How to limit DB2 query results to retrieve records for single identifier value at a time

Need Help with DB2 Query Modification

I’m working on a data processing task where I need to pull information from multiple database tables and send it to another system. My current query works but returns too many records at once.

Current Setup:

  • Orders table: contains order_id, item_seq, process_date, description, notes
  • Items table: has order_id, category, ship_date
  • Status table: includes order_id, step_num, update_date

Right now I’m using this query structure:

select order_id, item_seq, process_date, description, notes, category, ship_date, step_num, update_date
  from orders
    left outer join items
      on (orders.order_id = items.order_id) and (orders.item_seq = items.item_seq)
    left outer join status  
      on (orders.order_id = status.order_id)
  where process_date = '2019-01-01'
Except
select order_id, item_seq, process_date, description, notes, category, ship_date, step_num, update_date
  from orders
    left outer join items
      on (orders.order_id = items.order_id) and (orders.item_seq = items.item_seq) 
    left outer join status
      on (orders.order_id = status.order_id)
  where process_date = '2019-01-01'
    and orders.notes = 'COMPLETE'

This returns hundreds of rows across many different order numbers. But I want to process one order at a time. How can I modify this to only get records for the first order_id, then after I process those and update their status, the next query run would get the next order_id?

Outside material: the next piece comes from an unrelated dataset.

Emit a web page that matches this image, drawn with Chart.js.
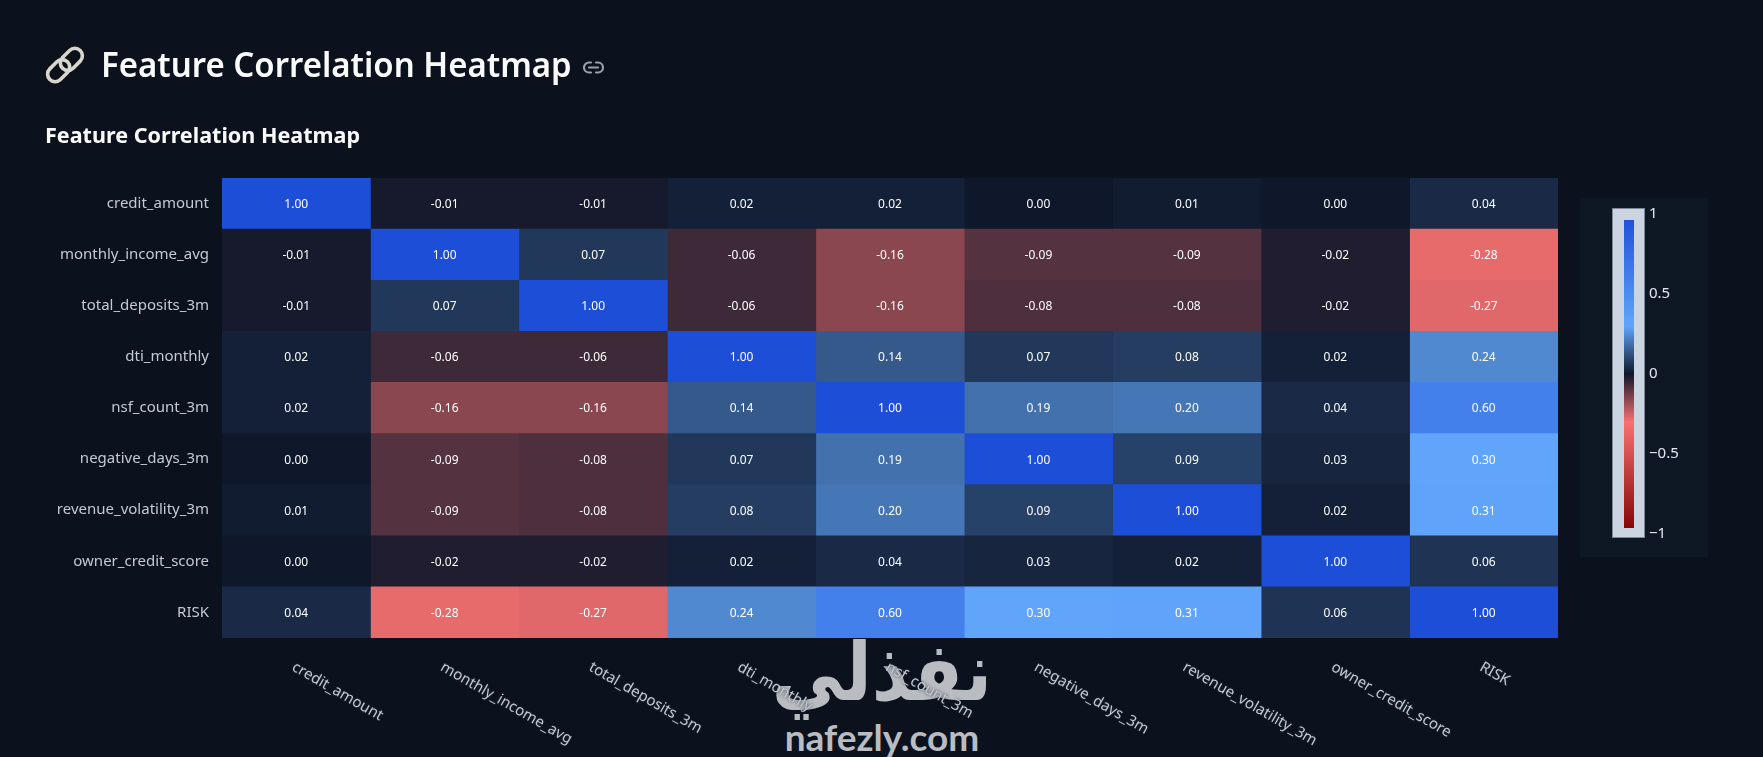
<!DOCTYPE html>
<html>
<head>
<meta charset="utf-8">
<title>Feature Correlation Heatmap</title>
<script src="https://cdn.jsdelivr.net/npm/chart.js@4"></script>
<style>
  html, body { margin: 0; padding: 0; width: 1763px; height: 757px; overflow: hidden; background: #0b121e; }
  body { position: relative; font-family: "Noto Sans", sans-serif; color: #fafafa; }
  .abs { position: absolute; }
  #pageTitle { left: 101px; top: 41px; font-size: 34px; font-weight: 600; line-height: 46px; white-space: nowrap; transform-origin: left center; transform: scaleX(.97); }
  #subTitle { left: 45px; top: 119px; font-size: 22px; font-weight: 700; line-height: 30px; white-space: nowrap; transform-origin: left center; transform: scaleX(.98); }
  #colorPanel { left: 1580px; top: 198px; width: 128px; height: 359px; background: #0e1724; }
  #colorFrame { left: 1612px; top: 208px; width: 31px; height: 328px; background: #cbd5e1; border: 1px solid #7d8796; }
  #heatCanvas { left: 0; top: 0; }
  #barCanvas { left: 1600px; top: 190px; }
  #markAr { left: 766px; top: 622px; width: 232px; text-align: center; font-family: "DejaVu Sans", sans-serif; font-weight: 700; font-size: 72px; line-height: 90px; color: #b9bcc0; transform: scaleY(1.12); transform-origin: center top; }
  #markEn { left: 774px; top: 717px; width: 216px; text-align: center; font-family: "Lato", sans-serif; font-weight: 700; font-size: 37px; line-height: 40px; color: #b9bcc0; }
</style>
</head>
<body>
<div class="abs" id="colorPanel"></div>
<div class="abs" id="colorFrame"></div>
<div class="abs" id="markAr" dir="rtl">نفذلي</div>
<div class="abs" id="markEn">nafezly.com</div>
<canvas class="abs" id="heatCanvas" width="1763" height="757"></canvas>
<canvas class="abs" id="barCanvas" width="100" height="370"></canvas>

<svg class="abs" style="left:43px;top:43px" width="44" height="44" viewBox="0 0 44 44">
  <g fill="none" transform="rotate(-45 22 22)">
    <rect x="1" y="14" width="25" height="15" rx="7.5" stroke="#111" stroke-width="7"/>
    <rect x="18" y="15" width="25" height="15" rx="7.5" stroke="#111" stroke-width="7"/>
    <rect x="1" y="14" width="25" height="15" rx="7.5" stroke="#d6d6d2" stroke-width="3.6"/>
    <rect x="18" y="15" width="25" height="15" rx="7.5" stroke="#d6d6d2" stroke-width="3.6"/>
  </g>
</svg>
<div class="abs" id="pageTitle">Feature Correlation Heatmap</div>
<svg class="abs" style="left:582px;top:60px" width="23" height="15" viewBox="0 0 23 15" fill="none" stroke="#9aa0a8" stroke-width="2.2" stroke-linecap="round">
  <path d="M9 2.5H7a5 5 0 0 0 0 10h2"/><path d="M14 2.5h2a5 5 0 0 1 0 10h-2"/><path d="M7 7.5h9"/>
</svg>
<div class="abs" id="subTitle">Feature Correlation Heatmap</div>

<script>
const features = ['credit_amount', 'monthly_income_avg', 'total_deposits_3m', 'dti_monthly', 'nsf_count_3m',
    'negative_days_3m', 'revenue_volatility_3m', 'owner_credit_score', 'RISK'];

const creditAmount = [1.00, -0.01, -0.01, 0.02, 0.02, 0.00, 0.01, 0.00, 0.04];
const monthlyIncomeAvg = [-0.01, 1.00, 0.07, -0.06, -0.16, -0.09, -0.09, -0.02, -0.28];
const totalDeposits3m = [-0.01, 0.07, 1.00, -0.06, -0.16, -0.08, -0.08, -0.02, -0.27];
const dtiMonthly = [0.02, -0.06, -0.06, 1.00, 0.14, 0.07, 0.08, 0.02, 0.24];
const nsfCount3m = [0.02, -0.16, -0.16, 0.14, 1.00, 0.19, 0.20, 0.04, 0.60];
const negativeDays3m = [0.00, -0.09, -0.08, 0.07, 0.19, 1.00, 0.09, 0.03, 0.30];
const revenueVolatility3m = [0.01, -0.09, -0.08, 0.08, 0.20, 0.09, 1.00, 0.02, 0.31];
const ownerCreditScore = [0.00, -0.02, -0.02, 0.02, 0.04, 0.03, 0.02, 1.00, 0.06];
const risk = [0.04, -0.28, -0.27, 0.24, 0.60, 0.30, 0.31, 0.06, 1.00];

const rows = [creditAmount, monthlyIncomeAvg, totalDeposits3m, dtiMonthly, nsfCount3m,
    negativeDays3m, revenueVolatility3m, ownerCreditScore, risk];

const colorbarTicks = [-1, -0.5, 0, 0.5, 1];

// value -> colour stops of the diverging scale
const stopValues = [-1, -0.3, 0, 0.3, 1];
const stopColors = [[127, 0, 0], [248, 113, 113], [15, 23, 42], [96, 165, 250], [29, 78, 216]];

function colorFor(v) {
    let i = 0;
    while (i < stopValues.length - 2 && v > stopValues[i + 1]) i++;
    const t = (v - stopValues[i]) / (stopValues[i + 1] - stopValues[i]);
    const c = stopColors[i].map((a, k) => Math.round(a + (stopColors[i + 1][k] - a) * t));
    return `rgb(${c[0]}, ${c[1]}, ${c[2]})`;
}

// one horizontal stacked dataset per column, each cell is one unit wide
const columns = features.map((name, col) => ({
    label: name,
    data: rows.map(() => 1),
    backgroundColor: rows.map(r => colorFor(r[col])),
    borderWidth: 0,
    barPercentage: 1,
    categoryPercentage: 1
}));

// cell values and the slanted column labels
const heatLabels = {
    id: 'heatLabels',
    afterDatasetsDraw(chart) {
        const ctx = chart.ctx;
        ctx.save();
        ctx.font = '12px "Noto Sans", sans-serif';
        ctx.fillStyle = '#ffffff';
        ctx.textAlign = 'center';
        ctx.textBaseline = 'middle';
        chart.data.datasets.forEach((ds, col) => {
            chart.getDatasetMeta(col).data.forEach((bar, row) => {
                const p = bar.getCenterPoint();
                ctx.fillText(rows[row][col].toFixed(2), p.x, p.y + 1);
            });
        });
        ctx.restore();

        const x = chart.scales.x;
        ctx.save();
        ctx.font = '15px "Noto Sans", sans-serif';
        ctx.fillStyle = '#c3cad5';
        ctx.shadowColor = '#2c313a';
        ctx.shadowBlur = 3;
        ctx.textAlign = 'left';
        ctx.textBaseline = 'middle';
        features.forEach((name, i) => {
            ctx.save();
            ctx.translate(x.getPixelForValue(i + 0.5) - 3, 666);
            ctx.rotate(Math.PI / 6);
            ctx.fillText(name, 0, 0);
            ctx.restore();
        });
        ctx.restore();
    }
};

new Chart(document.getElementById('heatCanvas'), {
    type: 'bar',
    data: { labels: features, datasets: columns },
    options: {
        indexAxis: 'y',
        responsive: false,
        animation: false,
        layout: { padding: { top: 178, right: 205, left: 0, bottom: 0 } },
        plugins: { legend: { display: false }, tooltip: { enabled: false } },
        scales: {
            x: {
                stacked: true,
                min: 0,
                max: features.length,
                grid: { display: false },
                border: { display: false },
                ticks: { display: false },
                afterFit(scale) { scale.height = 119; }
            },
            y: {
                stacked: true,
                grid: { display: false },
                border: { display: false },
                ticks: {
                    color: '#c3cad5',
                    font: { size: 15, family: '"Noto Sans", sans-serif' },
                    padding: 5,
                    autoSkip: false
                },
                afterFit(scale) { scale.width = 222; }
            }
        }
    },
    plugins: [heatLabels]
});

// colour bar: one floating bar painted with the scale's gradient
new Chart(document.getElementById('barCanvas'), {
    type: 'bar',
    data: {
        labels: [''],
        datasets: [{
            data: [[-0.96, 0.96]],
            barPercentage: 1,
            categoryPercentage: 1,
            borderWidth: 0,
            backgroundColor(context) {
                const { chart } = context;
                const y = chart.scales.y;
                if (!chart.chartArea || !y) return '#1d4ed8';
                const g = chart.ctx.createLinearGradient(0, y.getPixelForValue(-1), 0, y.getPixelForValue(1));
                stopValues.forEach((v, i) => g.addColorStop((v + 1) / 2, colorFor(v)));
                return g;
            }
        }]
    },
    options: {
        responsive: false,
        animation: false,
        layout: { padding: { top: 24, left: 24, right: 0, bottom: 26 } },
        plugins: { legend: { display: false }, tooltip: { enabled: false } },
        scales: {
            x: { display: false },
            y: {
                position: 'right',
                min: -1,
                max: 1,
                grid: { display: false, drawTicks: false },
                border: { display: false },
                afterBuildTicks(scale) { scale.ticks = colorbarTicks.map(value => ({ value })); },
                afterFit(scale) { scale.width = 66; },
                ticks: {
                    color: '#e5e9ef',
                    padding: 15,
                    font: { size: 15, family: '"Noto Sans", sans-serif' },
                    callback: v => String(v).replace('-', '\u2212')
                }
            }
        }
    }
});
</script>
</body>
</html>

For example, if my result set has orders 1001, 1002, 1003, I want just the 1001 records first time, then 1002 records next time, etc.

add order by order_id limit 1 to your query, but you’ll need to track which orders u’ve already processed. store the last processed order_id somewhere and use where order_id > last_processed_id in your next query.

I encountered a similar challenge when building an order processing system. A solution that proved effective was adding a processing_status column to your orders table, allowing values such as ‘PENDING’, ‘PROCESSING’, and ‘COMPLETE’. Whenever you retrieve an order, change its status to ‘PROCESSING’, and then to ‘COMPLETE’ upon finishing. Your query can then be simplified to: SELECT * FROM orders WHERE processing_status = 'PENDING' ORDER BY order_id FETCH FIRST 1 ROWS ONLY. This approach is advantageous over tracking last processed IDs, as it offers better handling of failures and concurrent processing. In case of a crash during processing, you can easily identify and retry any orders stuck in the ‘PROCESSING’ state.

Interesting problem! What if processing fails halfway through an order though? Got any rollback mechanism for partial processing? Also - are you running this multi-threaded where different processes might grab the same order at once?